The Charleston Deep Reef: Creating an Artificial Reef Marine Protected Area to Enhance Fisheries Resources
Robert M. Martore and Melvin Bell
Abstract.—In support of the Magnuson–Stevens Conservation and Management Reauthorization Act of 2006, which tasked regional fisheries management councils with ending overfishing of numerous marine finfish species, the South Atlantic Fisheries Management Council established 8 deepwater (90–150 m [300–500 ft]) type II marine protected areas (MPAs) along the coastline of the southeastern United States. At the request of the South Carolina Department of Natural Resources (SCDNR), one of these MPAs was established on an undeveloped sand-bottom area previously permitted by SCDNR for artificial reef development. After monitoring the production potential of unfished artificial reefs for several years on shallower experimental reef sites, SCDNR staff proposed that a deeper location had the potential to become a highly productive spawning site, particularly for deepwater grouper species.
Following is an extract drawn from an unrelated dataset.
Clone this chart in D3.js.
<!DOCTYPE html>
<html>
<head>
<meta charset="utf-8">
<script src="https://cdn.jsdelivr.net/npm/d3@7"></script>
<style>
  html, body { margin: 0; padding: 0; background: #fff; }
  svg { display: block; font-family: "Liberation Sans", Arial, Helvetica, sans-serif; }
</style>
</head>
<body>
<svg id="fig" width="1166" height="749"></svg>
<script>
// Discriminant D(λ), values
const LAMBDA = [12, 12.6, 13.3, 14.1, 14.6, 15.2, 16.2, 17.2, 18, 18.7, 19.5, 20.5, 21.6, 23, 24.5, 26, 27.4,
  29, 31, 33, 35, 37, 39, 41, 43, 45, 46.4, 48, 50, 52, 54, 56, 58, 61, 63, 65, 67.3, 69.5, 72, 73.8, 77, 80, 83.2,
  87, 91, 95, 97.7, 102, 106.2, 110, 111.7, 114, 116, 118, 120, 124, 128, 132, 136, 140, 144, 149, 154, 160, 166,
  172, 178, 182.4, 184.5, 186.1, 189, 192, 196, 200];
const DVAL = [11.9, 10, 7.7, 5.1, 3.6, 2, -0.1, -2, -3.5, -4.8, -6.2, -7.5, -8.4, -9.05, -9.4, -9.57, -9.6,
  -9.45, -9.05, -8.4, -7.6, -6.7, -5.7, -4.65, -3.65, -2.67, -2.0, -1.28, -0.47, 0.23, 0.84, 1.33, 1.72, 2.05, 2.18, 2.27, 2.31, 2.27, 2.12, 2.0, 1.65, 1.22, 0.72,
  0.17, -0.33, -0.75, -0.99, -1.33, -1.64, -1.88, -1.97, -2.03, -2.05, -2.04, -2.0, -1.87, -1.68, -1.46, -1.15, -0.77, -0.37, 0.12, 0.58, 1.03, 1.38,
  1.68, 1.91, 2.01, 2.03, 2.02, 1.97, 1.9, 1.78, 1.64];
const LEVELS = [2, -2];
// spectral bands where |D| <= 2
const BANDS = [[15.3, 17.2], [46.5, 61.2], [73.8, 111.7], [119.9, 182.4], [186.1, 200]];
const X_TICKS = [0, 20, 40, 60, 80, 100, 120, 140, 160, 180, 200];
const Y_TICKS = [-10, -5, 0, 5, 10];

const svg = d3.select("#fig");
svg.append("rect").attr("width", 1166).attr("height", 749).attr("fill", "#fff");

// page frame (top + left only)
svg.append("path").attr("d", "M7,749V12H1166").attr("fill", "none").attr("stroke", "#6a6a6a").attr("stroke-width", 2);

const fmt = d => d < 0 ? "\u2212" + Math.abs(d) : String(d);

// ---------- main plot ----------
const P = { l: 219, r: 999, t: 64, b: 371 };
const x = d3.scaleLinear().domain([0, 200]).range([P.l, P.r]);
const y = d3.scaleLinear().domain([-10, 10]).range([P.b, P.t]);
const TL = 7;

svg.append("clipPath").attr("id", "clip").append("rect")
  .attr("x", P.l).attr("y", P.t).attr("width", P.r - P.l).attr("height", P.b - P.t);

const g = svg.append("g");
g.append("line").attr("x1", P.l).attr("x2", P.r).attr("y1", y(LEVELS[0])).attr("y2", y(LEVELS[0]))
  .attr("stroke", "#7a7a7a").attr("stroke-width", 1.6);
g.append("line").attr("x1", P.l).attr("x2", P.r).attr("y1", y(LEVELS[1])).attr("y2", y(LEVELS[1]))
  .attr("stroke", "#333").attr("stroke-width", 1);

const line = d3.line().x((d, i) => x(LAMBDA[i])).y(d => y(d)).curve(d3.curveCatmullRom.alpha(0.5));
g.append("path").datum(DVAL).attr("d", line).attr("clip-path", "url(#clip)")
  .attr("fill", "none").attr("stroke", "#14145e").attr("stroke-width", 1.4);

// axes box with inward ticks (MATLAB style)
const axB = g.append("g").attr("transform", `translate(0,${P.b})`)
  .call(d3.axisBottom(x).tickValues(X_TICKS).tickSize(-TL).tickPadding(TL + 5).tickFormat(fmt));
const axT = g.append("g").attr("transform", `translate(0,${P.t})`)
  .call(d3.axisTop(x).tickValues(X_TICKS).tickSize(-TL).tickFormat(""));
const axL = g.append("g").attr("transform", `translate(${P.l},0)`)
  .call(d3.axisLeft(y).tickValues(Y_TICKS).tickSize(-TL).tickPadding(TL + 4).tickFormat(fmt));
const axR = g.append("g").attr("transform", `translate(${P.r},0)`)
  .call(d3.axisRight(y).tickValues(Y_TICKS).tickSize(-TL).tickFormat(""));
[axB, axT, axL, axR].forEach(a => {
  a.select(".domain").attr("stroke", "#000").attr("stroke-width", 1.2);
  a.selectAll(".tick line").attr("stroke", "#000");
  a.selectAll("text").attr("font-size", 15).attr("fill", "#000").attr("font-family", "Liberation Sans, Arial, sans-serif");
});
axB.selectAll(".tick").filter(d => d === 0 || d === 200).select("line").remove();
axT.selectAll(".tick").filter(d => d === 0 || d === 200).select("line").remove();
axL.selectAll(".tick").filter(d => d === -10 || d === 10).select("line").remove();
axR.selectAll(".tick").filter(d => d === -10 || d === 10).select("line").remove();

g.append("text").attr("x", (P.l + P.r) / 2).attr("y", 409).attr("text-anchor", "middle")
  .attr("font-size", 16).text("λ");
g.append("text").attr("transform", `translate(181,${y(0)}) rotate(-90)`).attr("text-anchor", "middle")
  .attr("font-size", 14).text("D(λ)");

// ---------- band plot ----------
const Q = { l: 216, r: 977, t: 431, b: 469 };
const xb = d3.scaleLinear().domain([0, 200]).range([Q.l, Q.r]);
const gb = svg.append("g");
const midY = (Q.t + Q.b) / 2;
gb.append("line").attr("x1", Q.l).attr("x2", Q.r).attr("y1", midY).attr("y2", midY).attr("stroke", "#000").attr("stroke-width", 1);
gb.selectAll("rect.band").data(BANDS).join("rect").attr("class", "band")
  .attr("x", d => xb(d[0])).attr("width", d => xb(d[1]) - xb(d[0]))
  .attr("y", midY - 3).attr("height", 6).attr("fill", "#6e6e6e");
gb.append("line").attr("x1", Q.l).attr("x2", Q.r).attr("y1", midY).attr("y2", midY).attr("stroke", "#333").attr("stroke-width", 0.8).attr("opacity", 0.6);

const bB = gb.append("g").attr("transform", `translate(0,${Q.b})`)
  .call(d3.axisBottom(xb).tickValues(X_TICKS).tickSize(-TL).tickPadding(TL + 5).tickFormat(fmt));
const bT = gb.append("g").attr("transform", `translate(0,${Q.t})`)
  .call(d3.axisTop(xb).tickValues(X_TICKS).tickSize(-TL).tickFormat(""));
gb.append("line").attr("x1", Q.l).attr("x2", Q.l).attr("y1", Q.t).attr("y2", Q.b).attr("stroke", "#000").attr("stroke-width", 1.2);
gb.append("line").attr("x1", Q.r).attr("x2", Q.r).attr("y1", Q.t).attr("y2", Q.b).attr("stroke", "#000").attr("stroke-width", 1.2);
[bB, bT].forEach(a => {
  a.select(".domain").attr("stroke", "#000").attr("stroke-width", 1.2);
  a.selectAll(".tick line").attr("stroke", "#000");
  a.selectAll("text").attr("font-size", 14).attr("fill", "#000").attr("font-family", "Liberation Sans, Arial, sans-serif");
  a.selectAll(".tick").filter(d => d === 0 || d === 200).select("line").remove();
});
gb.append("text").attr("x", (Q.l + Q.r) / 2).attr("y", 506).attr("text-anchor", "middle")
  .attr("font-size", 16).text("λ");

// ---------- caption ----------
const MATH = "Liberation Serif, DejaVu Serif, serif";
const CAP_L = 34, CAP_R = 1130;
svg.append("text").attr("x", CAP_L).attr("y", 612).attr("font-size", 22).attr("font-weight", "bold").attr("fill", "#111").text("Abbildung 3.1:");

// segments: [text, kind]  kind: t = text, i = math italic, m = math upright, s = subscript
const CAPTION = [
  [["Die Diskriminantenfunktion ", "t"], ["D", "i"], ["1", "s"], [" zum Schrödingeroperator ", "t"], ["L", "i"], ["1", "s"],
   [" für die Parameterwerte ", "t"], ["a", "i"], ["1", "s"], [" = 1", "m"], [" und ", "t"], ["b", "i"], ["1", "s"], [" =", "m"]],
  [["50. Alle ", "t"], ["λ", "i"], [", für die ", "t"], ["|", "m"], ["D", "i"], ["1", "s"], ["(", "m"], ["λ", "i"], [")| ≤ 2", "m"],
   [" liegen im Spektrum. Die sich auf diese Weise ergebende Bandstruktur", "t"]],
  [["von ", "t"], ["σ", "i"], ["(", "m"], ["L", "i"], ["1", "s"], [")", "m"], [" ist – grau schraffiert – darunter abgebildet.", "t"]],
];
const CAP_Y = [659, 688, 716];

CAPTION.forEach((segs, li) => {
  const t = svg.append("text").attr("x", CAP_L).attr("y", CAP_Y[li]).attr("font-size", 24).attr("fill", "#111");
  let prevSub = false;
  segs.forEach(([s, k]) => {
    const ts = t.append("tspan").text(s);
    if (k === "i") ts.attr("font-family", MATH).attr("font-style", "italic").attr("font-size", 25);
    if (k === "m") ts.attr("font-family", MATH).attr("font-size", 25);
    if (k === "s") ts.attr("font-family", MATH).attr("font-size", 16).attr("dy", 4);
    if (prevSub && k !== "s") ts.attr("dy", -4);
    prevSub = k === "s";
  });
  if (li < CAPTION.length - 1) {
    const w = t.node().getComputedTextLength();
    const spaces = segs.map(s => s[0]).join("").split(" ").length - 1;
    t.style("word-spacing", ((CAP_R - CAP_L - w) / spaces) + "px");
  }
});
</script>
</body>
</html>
Development of this permitted site began in 2014 when two 79-m (260 ft) barges with nearly 30 m (100 ft) of added profile were deployed. Subsequent monitoring of the site through remotely operated underwater vehicle video revealed colonization by several target species, including Warsaw Grouper Hyporthodus nigritus, Snowy Grouper H. niveatus, and Misty Grouper H. mystacinus. Due in part to the success of this deepwater MPA, the SCDNR was also granted spawning special management zone designation for its two previously established, undisclosed experimental artificial reef sites in federal waters off South Carolina in 2017.